— Aim —
Would you write out the listing verbatim and skip every picture in it?

'''

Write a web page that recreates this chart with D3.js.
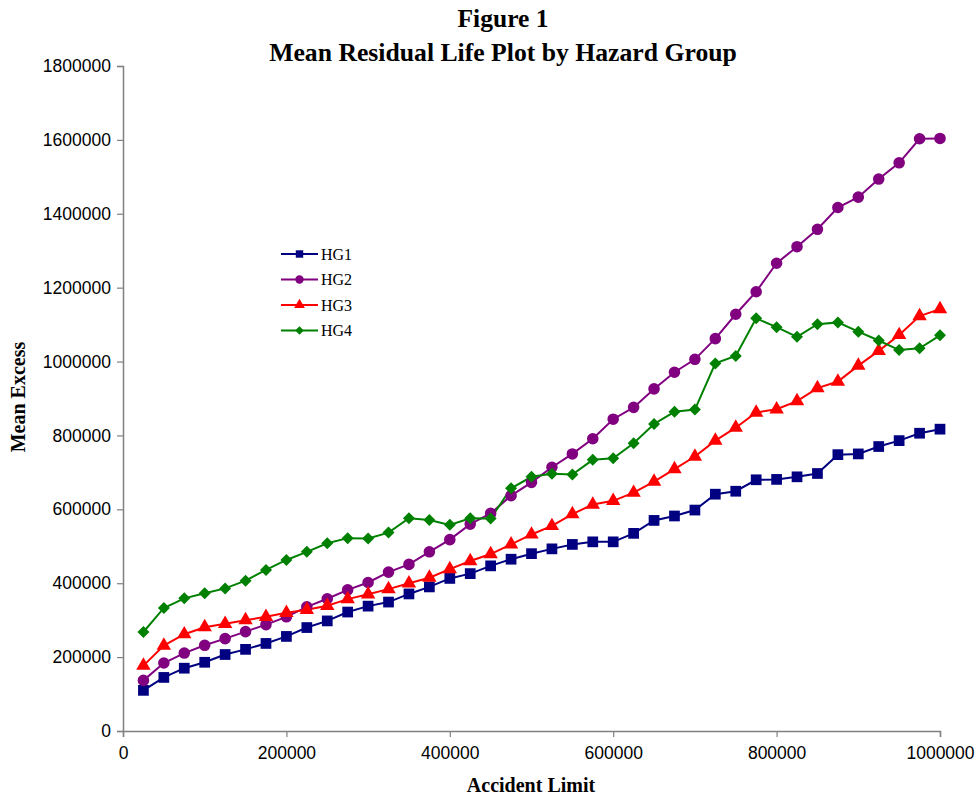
<!DOCTYPE html>
<html>
<head>
<meta charset="utf-8">
<script src="https://cdn.jsdelivr.net/npm/d3@7"></script>
<style>
  html, body { margin: 0; padding: 0; background: #fff; }
  svg { display: block; }
</style>
</head>
<body>
<svg id="chart" width="976" height="797"></svg>
<script>
// Accident limits (x values)
const limits = [25000, 50000, 75000, 100000, 125000, 150000, 175000, 200000, 225000, 250000,
  275000, 300000, 325000, 350000, 375000, 400000, 425000, 450000, 475000, 500000,
  525000, 550000, 575000, 600000, 625000, 650000, 675000, 700000, 725000, 750000,
  775000, 800000, 825000, 850000, 875000, 900000, 925000, 950000, 975000, 1000000];

// Mean excess by hazard group
const hg1 = [110000, 145000, 170000, 186000, 207000, 221000, 237000, 256000, 280000, 298000,
  322000, 338000, 349000, 371000, 390000, 413000, 426000, 447000, 465000, 480000,
  493000, 505000, 512000, 512000, 535000, 570000, 582000, 598000, 641000, 649000,
  680000, 681000, 688000, 697000, 748000, 750000, 770000, 786000, 806000, 817000];
const hg2 = [137000, 184000, 211000, 232000, 250000, 269000, 288000, 309000, 336000, 358000,
  382000, 402000, 430000, 451000, 485000, 518000, 560000, 589000, 637000, 673000,
  714000, 750000, 791000, 844000, 876000, 926000, 971000, 1006000, 1062000, 1128000,
  1189000, 1266000, 1311000, 1358000, 1417000, 1445000, 1494000, 1538000, 1603000, 1604000];
const hg3 = [177000, 231000, 262000, 281000, 290000, 300000, 309000, 320000, 328000, 339000,
  357000, 370000, 384000, 400000, 415000, 438000, 460000, 479000, 505000, 532000,
  555000, 587000, 613000, 623000, 645000, 675000, 709000, 743000, 786000, 821000,
  862000, 871000, 893000, 928000, 946000, 989000, 1029000, 1072000, 1123000, 1142000];
const hg4 = [268000, 333000, 359000, 373000, 386000, 407000, 436000, 463000, 485000, 508000,
  522000, 521000, 537000, 576000, 571000, 558000, 576000, 575000, 657000, 688000,
  696000, 694000, 734000, 738000, 779000, 831000, 864000, 870000, 995000, 1015000,
  1117000, 1093000, 1067000, 1101000, 1106000, 1081000, 1057000, 1031000, 1036000, 1071000];

const seriesNames = ["HG1", "HG2", "HG3", "HG4"];
const seriesValues = [hg1, hg2, hg3, hg4];

// Axis ticks
const xTicks = [0, 200000, 400000, 600000, 800000, 1000000];
const yTicks = [0, 200000, 400000, 600000, 800000, 1000000, 1200000, 1400000, 1600000, 1800000];

// Styling per series: square, circle, triangle, and a square turned 45° for the diamond
const colors = ["#000080", "#800080", "#ff0000", "#008000"];
const symbols = [d3.symbolSquare, d3.symbolCircle, d3.symbolTriangle, d3.symbolSquare];
const rotations = [0, 0, 0, 45];
const symbolSizes = [115, 105, 90, 72];
const legendSizes = [55, 55, 50, 36];

const svg = d3.select("#chart");
const plot = { left: 123, right: 940, top: 66, bottom: 731 };

const x = d3.scaleLinear().domain([0, 1000000]).range([plot.left, plot.right]);
const y = d3.scaleLinear().domain([0, 1800000]).range([plot.bottom, plot.top]);

const axisColor = "#808080";
const tickFont = "'Liberation Sans', Arial, sans-serif";
const serif = "'Liberation Serif', 'Times New Roman', serif";

// Y axis
const yAxis = svg.append("g")
  .attr("transform", `translate(${plot.left},0)`)
  .call(d3.axisLeft(y).tickValues(yTicks).tickFormat(d3.format("d")).tickSize(6).tickPadding(6));
// X axis
const xAxis = svg.append("g")
  .attr("transform", `translate(0,${plot.bottom})`)
  .call(d3.axisBottom(x).tickValues(xTicks).tickFormat(d3.format("d")).tickSize(6).tickPadding(10));

[yAxis, xAxis].forEach(g => {
  g.select(".domain").attr("stroke", axisColor).attr("stroke-width", 1.5);
  g.selectAll(".tick line").attr("stroke", axisColor).attr("stroke-width", 1.2);
  g.selectAll(".tick text")
    .attr("fill", "#000")
    .style("font-family", tickFont)
    .style("font-size", "17.5px");
});

// Lines and markers
const line = d3.line().x((d, i) => x(limits[i])).y(d => y(d));

seriesValues.forEach((vals, s) => {
  svg.append("path")
    .datum(vals)
    .attr("fill", "none")
    .attr("stroke", colors[s])
    .attr("stroke-width", 2)
    .attr("d", line);
});

seriesValues.forEach((vals, s) => {
  const sym = d3.symbol().type(symbols[s]).size(symbolSizes[s]);
  svg.append("g").selectAll("path")
    .data(vals)
    .join("path")
    .attr("transform", (d, i) => `translate(${x(limits[i])},${y(d)}) rotate(${rotations[s]})`)
    .attr("d", sym)
    .attr("fill", colors[s]);
});

// Legend
const legend = svg.append("g");
seriesNames.forEach((name, s) => {
  const ly = 254 + s * 25.5;
  legend.append("line")
    .attr("x1", 281).attr("x2", 318).attr("y1", ly).attr("y2", ly)
    .attr("stroke", colors[s]).attr("stroke-width", 2);
  legend.append("path")
    .attr("transform", `translate(299.5,${ly}) rotate(${rotations[s]})`)
    .attr("d", d3.symbol().type(symbols[s]).size(legendSizes[s]))
    .attr("fill", colors[s]);
  legend.append("text")
    .attr("x", 321).attr("y", ly + 5.5)
    .style("font-family", serif)
    .style("font-size", "16px")
    .text(name);
});

// Titles
svg.append("text")
  .attr("x", 503).attr("y", 27)
  .attr("text-anchor", "middle")
  .style("font-family", serif).style("font-weight", "bold").style("font-size", "25.5px")
  .text("Figure 1");
svg.append("text")
  .attr("x", 503).attr("y", 61)
  .attr("text-anchor", "middle")
  .style("font-family", serif).style("font-weight", "bold").style("font-size", "25.7px")
  .text("Mean Residual Life Plot by Hazard Group");

svg.append("text")
  .attr("x", 531).attr("y", 792)
  .attr("text-anchor", "middle")
  .style("font-family", serif).style("font-weight", "bold").style("font-size", "20px")
  .text("Accident Limit");

svg.append("text")
  .attr("transform", "translate(25,397) rotate(-90)")
  .attr("text-anchor", "middle")
  .style("font-family", serif).style("font-weight", "bold").style("font-size", "20px")
  .text("Mean Excess");
</script>
</body>
</html>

'''

— Answer for this exercise —
Write a web page that recreates this chart with D3.js.
<!DOCTYPE html>
<html>
<head>
<meta charset="utf-8">
<script src="https://cdn.jsdelivr.net/npm/d3@7"></script>
<style>
  html, body { margin: 0; padding: 0; background: #fff; }
  svg { display: block; }
</style>
</head>
<body>
<svg id="chart" width="976" height="797"></svg>
<script>
// Accident limits (x values)
const limits = [25000, 50000, 75000, 100000, 125000, 150000, 175000, 200000, 225000, 250000,
  275000, 300000, 325000, 350000, 375000, 400000, 425000, 450000, 475000, 500000,
  525000, 550000, 575000, 600000, 625000, 650000, 675000, 700000, 725000, 750000,
  775000, 800000, 825000, 850000, 875000, 900000, 925000, 950000, 975000, 1000000];

// Mean excess by hazard group
const hg1 = [110000, 145000, 170000, 186000, 207000, 221000, 237000, 256000, 280000, 298000,
  322000, 338000, 349000, 371000, 390000, 413000, 426000, 447000, 465000, 480000,
  493000, 505000, 512000, 512000, 535000, 570000, 582000, 598000, 641000, 649000,
  680000, 681000, 688000, 697000, 748000, 750000, 770000, 786000, 806000, 817000];
const hg2 = [137000, 184000, 211000, 232000, 250000, 269000, 288000, 309000, 336000, 358000,
  382000, 402000, 430000, 451000, 485000, 518000, 560000, 589000, 637000, 673000,
  714000, 750000, 791000, 844000, 876000, 926000, 971000, 1006000, 1062000, 1128000,
  1189000, 1266000, 1311000, 1358000, 1417000, 1445000, 1494000, 1538000, 1603000, 1604000];
const hg3 = [177000, 231000, 262000, 281000, 290000, 300000, 309000, 320000, 328000, 339000,
  357000, 370000, 384000, 400000, 415000, 438000, 460000, 479000, 505000, 532000,
  555000, 587000, 613000, 623000, 645000, 675000, 709000, 743000, 786000, 821000,
  862000, 871000, 893000, 928000, 946000, 989000, 1029000, 1072000, 1123000, 1142000];
const hg4 = [268000, 333000, 359000, 373000, 386000, 407000, 436000, 463000, 485000, 508000,
  522000, 521000, 537000, 576000, 571000, 558000, 576000, 575000, 657000, 688000,
  696000, 694000, 734000, 738000, 779000, 831000, 864000, 870000, 995000, 1015000,
  1117000, 1093000, 1067000, 1101000, 1106000, 1081000, 1057000, 1031000, 1036000, 1071000];

const seriesNames = ["HG1", "HG2", "HG3", "HG4"];
const seriesValues = [hg1, hg2, hg3, hg4];

// Axis ticks
const xTicks = [0, 200000, 400000, 600000, 800000, 1000000];
const yTicks = [0, 200000, 400000, 600000, 800000, 1000000, 1200000, 1400000, 1600000, 1800000];

// Styling per series: square, circle, triangle, and a square turned 45° for the diamond
const colors = ["#000080", "#800080", "#ff0000", "#008000"];
const symbols = [d3.symbolSquare, d3.symbolCircle, d3.symbolTriangle, d3.symbolSquare];
const rotations = [0, 0, 0, 45];
const symbolSizes = [115, 105, 90, 72];
const legendSizes = [55, 55, 50, 36];

const svg = d3.select("#chart");
const plot = { left: 123, right: 940, top: 66, bottom: 731 };

const x = d3.scaleLinear().domain([0, 1000000]).range([plot.left, plot.right]);
const y = d3.scaleLinear().domain([0, 1800000]).range([plot.bottom, plot.top]);

const axisColor = "#808080";
const tickFont = "'Liberation Sans', Arial, sans-serif";
const serif = "'Liberation Serif', 'Times New Roman', serif";

// Y axis
const yAxis = svg.append("g")
  .attr("transform", `translate(${plot.left},0)`)
  .call(d3.axisLeft(y).tickValues(yTicks).tickFormat(d3.format("d")).tickSize(6).tickPadding(6));
// X axis
const xAxis = svg.append("g")
  .attr("transform", `translate(0,${plot.bottom})`)
  .call(d3.axisBottom(x).tickValues(xTicks).tickFormat(d3.format("d")).tickSize(6).tickPadding(10));

[yAxis, xAxis].forEach(g => {
  g.select(".domain").attr("stroke", axisColor).attr("stroke-width", 1.5);
  g.selectAll(".tick line").attr("stroke", axisColor).attr("stroke-width", 1.2);
  g.selectAll(".tick text")
    .attr("fill", "#000")
    .style("font-family", tickFont)
    .style("font-size", "17.5px");
});

// Lines and markers
const line = d3.line().x((d, i) => x(limits[i])).y(d => y(d));

seriesValues.forEach((vals, s) => {
  svg.append("path")
    .datum(vals)
    .attr("fill", "none")
    .attr("stroke", colors[s])
    .attr("stroke-width", 2)
    .attr("d", line);
});

seriesValues.forEach((vals, s) => {
  const sym = d3.symbol().type(symbols[s]).size(symbolSizes[s]);
  svg.append("g").selectAll("path")
    .data(vals)
    .join("path")
    .attr("transform", (d, i) => `translate(${x(limits[i])},${y(d)}) rotate(${rotations[s]})`)
    .attr("d", sym)
    .attr("fill", colors[s]);
});

// Legend
const legend = svg.append("g");
seriesNames.forEach((name, s) => {
  const ly = 254 + s * 25.5;
  legend.append("line")
    .attr("x1", 281).attr("x2", 318).attr("y1", ly).attr("y2", ly)
    .attr("stroke", colors[s]).attr("stroke-width", 2);
  legend.append("path")
    .attr("transform", `translate(299.5,${ly}) rotate(${rotations[s]})`)
    .attr("d", d3.symbol().type(symbols[s]).size(legendSizes[s]))
    .attr("fill", colors[s]);
  legend.append("text")
    .attr("x", 321).attr("y", ly + 5.5)
    .style("font-family", serif)
    .style("font-size", "16px")
    .text(name);
});

// Titles
svg.append("text")
  .attr("x", 503).attr("y", 27)
  .attr("text-anchor", "middle")
  .style("font-family", serif).style("font-weight", "bold").style("font-size", "25.5px")
  .text("Figure 1");
svg.append("text")
  .attr("x", 503).attr("y", 61)
  .attr("text-anchor", "middle")
  .style("font-family", serif).style("font-weight", "bold").style("font-size", "25.7px")
  .text("Mean Residual Life Plot by Hazard Group");

svg.append("text")
  .attr("x", 531).attr("y", 792)
  .attr("text-anchor", "middle")
  .style("font-family", serif).style("font-weight", "bold").style("font-size", "20px")
  .text("Accident Limit");

svg.append("text")
  .attr("transform", "translate(25,397) rotate(-90)")
  .attr("text-anchor", "middle")
  .style("font-family", serif).style("font-weight", "bold").style("font-size", "20px")
  .text("Mean Excess");
</script>
</body>
</html>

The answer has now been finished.